Sometimes it’s easy to forget that our city of 4 million + people is surrounded by mountains. There’s beautiful views if you can get a bit beyond the skyscrapers, apartments, building and homes that cover the sprawling landscape of Guadalajara.


One of the prettiest views is not too far out of town, it’s La Barranca. It’s a large canyon with beautiful views, hiking paths and biodiversity protected in this ecological area of a metropolitan city. La Barranca has two other common names as well, Oblatos-Huentitán based on the parts of the city that are near this. When you’re wanting to go hike there, you can choose in Google Maps which entrance you want to go to, I've linked the maps below.



Barranca de Huentitán, Barranca, Guadalajara, Canyon
Barranca de Huentitán


La Barranca de Huentitán


Previously we’d always gone to La Barranca Huentitán which has a great switchback sort of hike down the canyon towards the river that lies at the bottom.





There are two options to climb back up. You could go the way you came as many people do, or you could climb up a slightly dangerously inclined old railroad track that serves as almost a hiking ladder to climb back up the mountain.




I’ve included some photos (blast from the past - 2011) so you can see how dangerously inclined this railroad track is that people are allowed to climb back up to the top. The good thing is that it meets up with the trail at several parts so you can always hop back on the hiking path when the going gets tough.




La Barranca Oblatos



Barranca Oblatos, Guadalajara, Canyon, View of Canyon
Barranca Oblatos

Last weekend, we discovered another side of La Barranca, this one seemed friendlier for younger children and we enjoyed a couple hours of hiking down wide paths with beautiful views. There were several people out running on these mountain paths, many families walking and even a few people walking their dogs up and down the trail.
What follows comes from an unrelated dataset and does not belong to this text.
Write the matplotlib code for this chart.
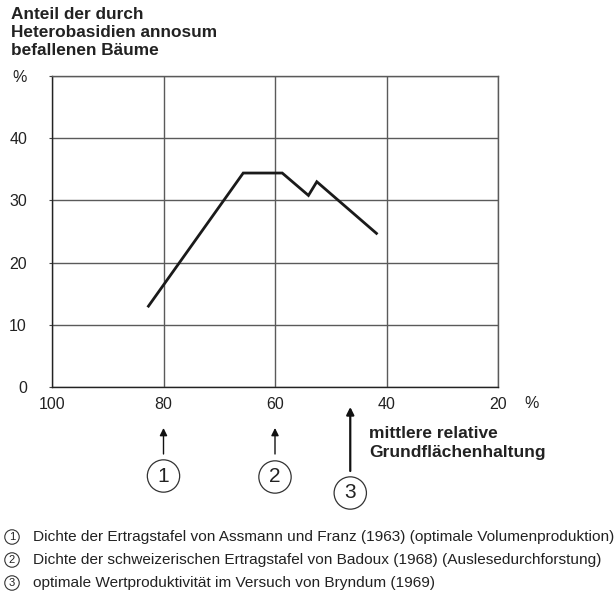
import matplotlib
matplotlib.use("Agg")
import matplotlib.pyplot as plt

plt.rcParams['font.family'] = ['Liberation Sans', 'DejaVu Sans']

# Grundflächenhaltung (%) vs. Anteil befallener Bäume (%)
grundflaeche = [82.7, 65.7, 58.7, 54.0, 52.5, 41.8]
befall = [13.0, 34.4, 34.4, 30.8, 33.0, 24.7]

x_ticks = [100, 80, 60, 40, 20]
y_ticks = [0, 10, 20, 30, 40, 50]
y_labels = ['0', '10', '20', '30', '40', '%']

marker_x = [80, 60, 46.5]
marker_nums = ['1', '2', '3']
legend_texts = [
    'Dichte der Ertragstafel von Assmann und Franz (1963) (optimale Volumenproduktion)',
    'Dichte der schweizerischen Ertragstafel von Badoux (1968) (Auslesedurchforstung)',
    'optimale Wertproduktivität im Versuch von Bryndum (1969)',
]

fig = plt.figure(figsize=(6.16, 6.0), dpi=100)
ax = fig.add_axes([52/616, 1-387/600, 446/616, 311/600])

ax.plot(grundflaeche, befall, color='#1a1a1a', lw=2.0, solid_joinstyle='miter')

ax.set_xlim(100, 20)
ax.set_ylim(0, 50)
ax.set_xticks(x_ticks)
ax.set_xticklabels([str(v) for v in x_ticks])
ax.set_yticks(y_ticks)
ax.set_yticklabels(y_labels)
ax.grid(True, color='#5a5a5a', lw=1.0)
ax.set_axisbelow(True)
for side, s in ax.spines.items():
    s.set_color('#222222' if side in ('left', 'bottom') else '#5a5a5a')
    s.set_linewidth(1.0)
ax.tick_params(axis='x', length=0, pad=7, labelsize=11.5, colors='#222222')
ax.tick_params(axis='y', length=2, pad=16, labelsize=11.5, colors='#222222', color='#444444')

# "%" at the end of the x axis
fig.text(532/616, 1-403/600, '%', ha='center', va='center', fontsize=11.5, color='#222222')

# title
fig.text(11/616, 1-7/600, 'Anteil der durch\nHeterobasidien annosum\nbefallenen Bäume',
         ha='left', va='top', fontsize=12.4, fontweight='bold', linespacing=1.25, color='#222222')

# arrows and circled numbers below the axis
arrow_px = [(454, 428, 1.0), (454, 428, 1.0), (471, 407, 1.6)]
circle_px = [476, 477, 493]
for xv, num, (y0, y1, lw), cy in zip(marker_x, marker_nums, arrow_px, circle_px):
    ax.annotate('', xy=(xv, 600 - y1), xytext=(xv, 600 - y0),
                xycoords=('data', 'figure pixels'), textcoords=('data', 'figure pixels'),
                arrowprops=dict(arrowstyle='-|>', color='#111111', lw=lw,
                                mutation_scale=11, shrinkA=0, shrinkB=0),
                annotation_clip=False)
    ax.annotate(num, xy=(xv, 600 - cy), xycoords=('data', 'figure pixels'),
                ha='center', va='center', fontsize=15, color='#222222',
                bbox=dict(boxstyle='circle,pad=0.32', fc='white', ec='#333333', lw=0.9),
                annotation_clip=False)

ax.annotate('mittlere relative\nGrundflächenhaltung', xy=(43.1, 600 - 443),
            xycoords=('data', 'figure pixels'), ha='left', va='center',
            fontsize=12.5, fontweight='bold', linespacing=1.3, color='#222222',
            annotation_clip=False)

# legend
for i, (num, txt) in enumerate(zip(marker_nums, legend_texts)):
    y = 1 - (537 + 23 * i) / 600
    fig.text(12/616, y, num, ha='center', va='center', fontsize=8, color='#222222',
             bbox=dict(boxstyle='circle,pad=0.2', fc='white', ec='#333333', lw=0.8))
    fig.text(33/616, y, txt, ha='left', va='center', fontsize=11.1, color='#222222')

fig.savefig('out.png', dpi=100)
Since we went with our little kids, we went as far as we could (1.5 miles/3km round trip) to the bottom where you find some benches and playground equipment, though many others went beyond that point into more trails towards the river that runs through the canyon at the bottom.






We hope to explore more another day with another hike. There's some good smoothies or juice once you get back to the top of the canyon, but I'd recommend bringing water and trail mix....at least if you're doing this hike with kids like we were.





If you’re looking to get out of the city and find a new place to hike, we definitely recommend La Barranca, it’s really only a 30 minute drive out of the city depending on where you live but it felt so good to breathe some fresh air, get some exercise and try something new over the weekend!